## TO BE DONE
Copy out, from the entries below, each line holding the string "this".

## LISTED RECORDS
----
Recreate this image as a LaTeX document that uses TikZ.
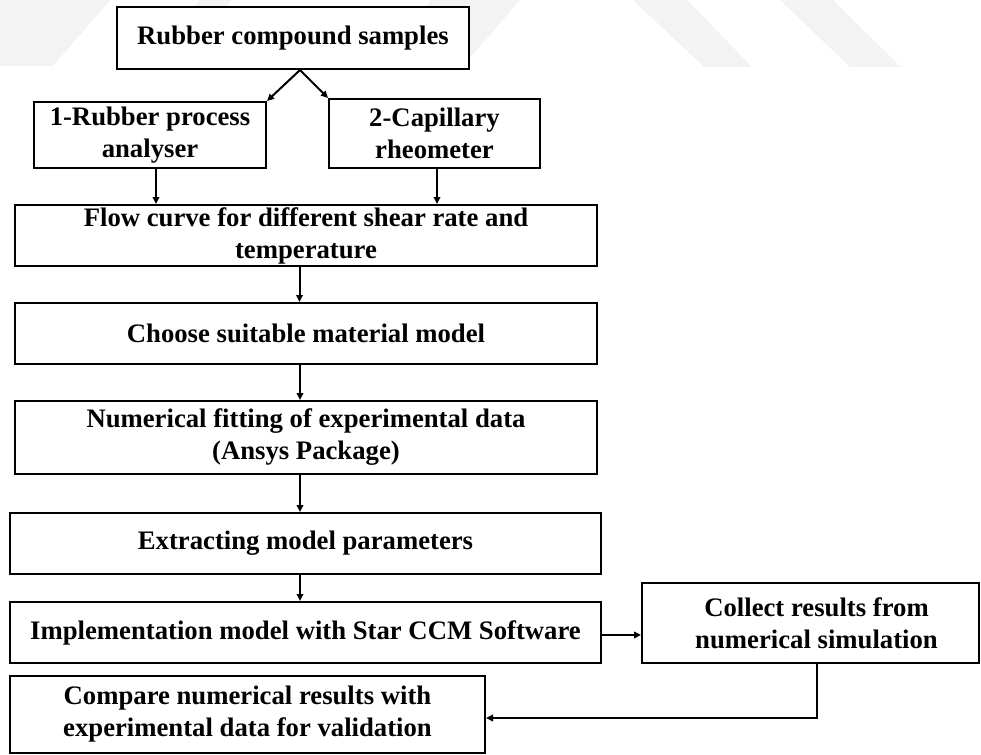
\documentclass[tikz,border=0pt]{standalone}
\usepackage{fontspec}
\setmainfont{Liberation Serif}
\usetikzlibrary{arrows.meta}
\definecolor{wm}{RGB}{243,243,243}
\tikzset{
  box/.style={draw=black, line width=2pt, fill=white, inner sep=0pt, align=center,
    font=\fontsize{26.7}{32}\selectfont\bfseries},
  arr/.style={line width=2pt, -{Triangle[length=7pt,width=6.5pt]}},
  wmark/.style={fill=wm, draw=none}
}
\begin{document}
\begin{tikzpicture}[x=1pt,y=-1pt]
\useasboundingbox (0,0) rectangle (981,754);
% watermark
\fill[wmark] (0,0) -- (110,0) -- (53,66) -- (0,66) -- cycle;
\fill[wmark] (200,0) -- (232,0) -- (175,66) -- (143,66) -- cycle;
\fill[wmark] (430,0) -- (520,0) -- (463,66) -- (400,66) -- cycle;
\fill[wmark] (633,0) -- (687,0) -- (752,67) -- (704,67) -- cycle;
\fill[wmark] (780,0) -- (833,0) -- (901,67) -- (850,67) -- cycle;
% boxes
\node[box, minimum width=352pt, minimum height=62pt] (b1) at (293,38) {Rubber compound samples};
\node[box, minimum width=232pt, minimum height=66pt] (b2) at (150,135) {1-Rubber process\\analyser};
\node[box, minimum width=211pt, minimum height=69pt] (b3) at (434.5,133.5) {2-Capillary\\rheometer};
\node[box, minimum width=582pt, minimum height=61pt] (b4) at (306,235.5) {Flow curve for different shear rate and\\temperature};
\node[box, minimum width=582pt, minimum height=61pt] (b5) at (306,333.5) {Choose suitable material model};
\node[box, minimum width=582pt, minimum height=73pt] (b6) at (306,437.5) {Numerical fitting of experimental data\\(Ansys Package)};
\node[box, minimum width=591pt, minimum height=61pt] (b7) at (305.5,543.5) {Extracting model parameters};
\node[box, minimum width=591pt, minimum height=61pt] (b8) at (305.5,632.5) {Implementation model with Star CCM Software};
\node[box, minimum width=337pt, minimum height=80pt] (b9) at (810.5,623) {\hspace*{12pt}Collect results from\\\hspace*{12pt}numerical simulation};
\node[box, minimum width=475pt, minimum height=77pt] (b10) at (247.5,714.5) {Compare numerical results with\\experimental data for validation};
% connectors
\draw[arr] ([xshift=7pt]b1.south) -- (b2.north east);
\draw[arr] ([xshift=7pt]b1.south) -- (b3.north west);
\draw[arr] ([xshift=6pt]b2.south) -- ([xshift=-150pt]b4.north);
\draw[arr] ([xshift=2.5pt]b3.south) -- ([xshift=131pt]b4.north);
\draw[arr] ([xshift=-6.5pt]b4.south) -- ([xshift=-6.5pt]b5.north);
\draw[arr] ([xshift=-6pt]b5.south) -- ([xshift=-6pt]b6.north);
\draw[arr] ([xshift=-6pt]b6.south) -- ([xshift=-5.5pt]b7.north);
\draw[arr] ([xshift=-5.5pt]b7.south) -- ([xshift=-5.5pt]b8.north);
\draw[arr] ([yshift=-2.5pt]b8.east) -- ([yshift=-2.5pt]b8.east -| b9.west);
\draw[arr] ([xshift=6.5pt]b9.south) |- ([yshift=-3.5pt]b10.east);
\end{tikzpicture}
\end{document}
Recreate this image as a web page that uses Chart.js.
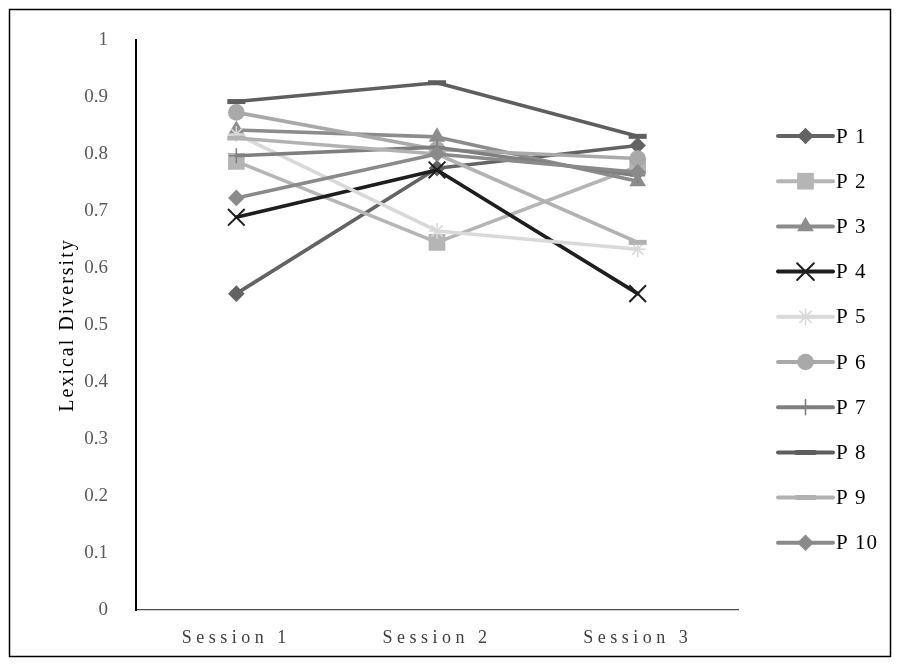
----
## THE OUTPUT
Recreate this image as a LaTeX document that uses TikZ.
Recreate this image as a web page that uses Chart.js.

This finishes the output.